Michael Seraphine of the Star Tribune’s Human Resources office said it is ready to offer assistance.
Furst said at Cold Spring “we felt much of the trauma that the family, friends and members of the community were experiencing.”
He told of two incidents:
“A friend of one of the victims shouted and swore at me over the phone in uncontrollable rage. He threatened to call police if I called him again. I felt I had done nothing to warrant his attack, and was shaken by the conversation.”
“I knocked on the doors of neighbors of the boy who was charged. One man shouted at me, saying his sons had been interviewed by a reporter earlier without his permission, and if I did not leave his yard immediately and never come back, he would call the police.”
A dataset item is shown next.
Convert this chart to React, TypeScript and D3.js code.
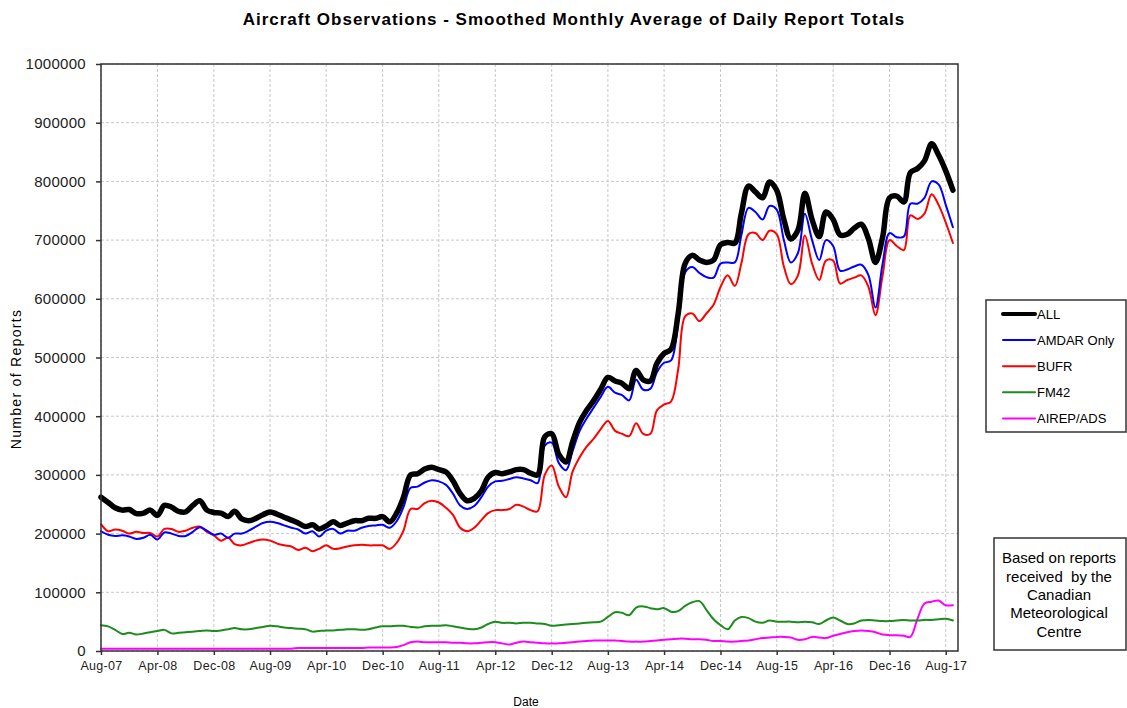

In each case, Furst said, “I tried to express to him the deep sympathy I felt for him and the sadness I personally felt over what had happened.”
Colleague Jill Burcum said, “I do my best to treat people the way I’d want my family to be treated if they were interviewed. In Cold Spring, if people didn’t want to talk, I thanked them for their time and left. If they did want to talk, I framed my questions sensitively and left a business card so they could contact me later with questions or concerns.”
But, she said, “Sometimes this wasn’t enough. Though most residents were gracious, ‘media scum’ and ‘vultures’ were comments aimed in my direction. ‘You shouldn’t be here,’ yelled one scowling mother as she grabbed her children and ran away.”
Burcum wrote me, “In this business you develop a thick skin to those comments. What you don’t shrug off is the knowledge that tragedy strikes ordinary places and ordinary people without any rhyme or reason. You go home at night feeling very vulnerable.
“I thought I was doing a good job of keeping things inside. But on the Sunday after the shooting my kids gave me odd looks as I puttered around the house. In my head, I was replaying the week and second-guessing the work myself.
” ‘Mom, why are you so sad?’ they kept asking.
” ‘I’m just tired,’ I told them. It was the truth, though not all of it. Some stories by their very nature aren’t put to bed for a long time.”
Community leaders, with one exception, praised the media’s behavior.
Doug Schmitz, assistant fire chief, said he was miffed by a succession of calls from a Star Tribune reporter on his cell phone while he was establishing a perimeter at the school. He did not recall the writer’s name, but said the Star Tribune called him five or six times the next day and he didn’t call back.
Mike Austreng, publisher of the weekly Cold Spring Record, said only one media person who pestered him for names of people to call was rude.
Police Chief Phil Jones said, “I was happy with it. The Rollins family is pleased. Some citizens thought the family didn’t want to deal with the media. Negative comments about the media were few and far between and none worth mentioning.”
The Rev. Cletus Connors of St. Boniface Catholic Church agreed.